Metropolitan News-Enterprise

 

Wednesday, February 22, 2012

 

Page 1

 

High Court Upholds Local Resident’s Deportation for Tax Fraud

 

By KENNETH OFGANG, Staff Writer

 

Tax fraud is an aggravated felony for immigration purposes if it costs the government more than $10,000, the U.S. Supreme Court ruled yesterday.

In a 6-3 decision, the justices affirmed a ruling by the Ninth U.S. Circuit Court of Appeals, upholding a deportation order against Akio Kawashima. Kawashima and his wife, Fusako Kawashima, have lived in this country since 1984 and owned Cho Cho San restaurants in Tarzana and Thousand Oaks, according to a news account of their plea.

The couple entered into plea agreements in 1997. Akio Kawashima pled guilty to willfully making and subscribing a false return, and his wife to aiding and assisting in the preparation of a false return.

Deportation Notices

After they were sentenced on the pleas, the Immigration and Naturalization Service served them with deportation notices. An immigration judge ruled that their crimes constituted aggravated felonies, making them removable from the country.

The IJ relied on a section of the Immigration and Nationality Act that makes a crime involving “fraud or deceit” or the crime of tax evasion an aggravated felony if it results in financial loss exceeding $10,000.

The Ninth Circuit ruled that the crimes for which the Kawashimas were convicted necessarily involved fraud and deceit. In Akio Kawashima’s case, the court said, his plea agreement established that the government lost more than $10,000 so the removal order was appropriate.

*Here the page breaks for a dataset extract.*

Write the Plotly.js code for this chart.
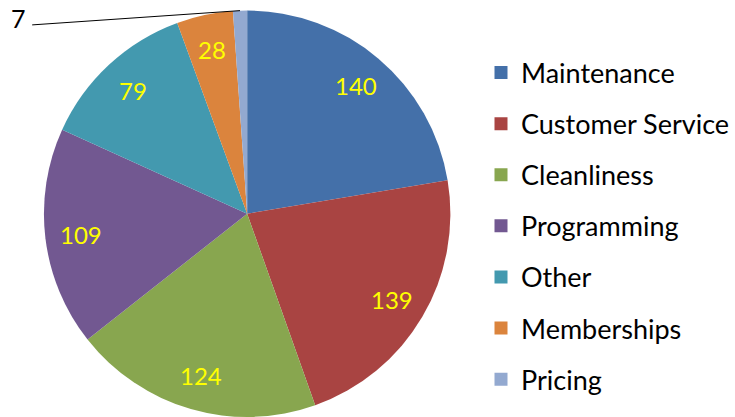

News accounts of the case have put the government’s losses at between $245,000 and $1 million.

Reconsideration Ordered

As for Fusako Kawashima, the Ninth Circuit panel found that the losses resulting from her crime were not established by her plea agreement, and ordered that the Board of Immigration Appeals reconsider the removal order.

The couple asked for review, saying they faced “the irreversible sanction of exile” on a disputed definition of aggravated felony as to which the Third Circuit had reached a completely different conclusion. The justices took the case, but Justice Clarence Thomas wrote yesterday that the Ninth Circuit was correct.

The crimes, Thomas said, clearly meet the widely understood definitions of the words “fraud” and “deceit.” He also rejected contentions that by treating tax evasion distinctly under the statute, Congress was expressing an intent not to treat less serious tax crimes as aggravated felonies.

Chief Justice John Roberts and Justices Antonin Scalia, Sonia Sotomayor, Anthony Kennedy, and Samuel Alito joined in the opinion.

Justice Ruth Ginsburg, joined by Justices Stephen Breyer and Elena Kagan, dissented.

“The court’s reading sweeps a wide variety of federal, state, and local tax offenses -including misdemeanors - into the ‘aggravated felony’ category,” Ginsburg wrote. “In addition, today’s decision may discourage aliens from pleading guilty to tax offenses less grave than tax evasion, thereby complicating and delaying enforcement of the internal revenue laws.” 

Day Laborer Case

In other news, the high court denied review of a Sept. 16 Ninth Circuit ruling throwing out Redondo Beach’s day laborer ordinance.

The court held in that en banc ruling, 9-2, that the ordinance was overbroad and was not narrowly tailored to suit its express purpose of improving traffic and preserving safety at two major intersections.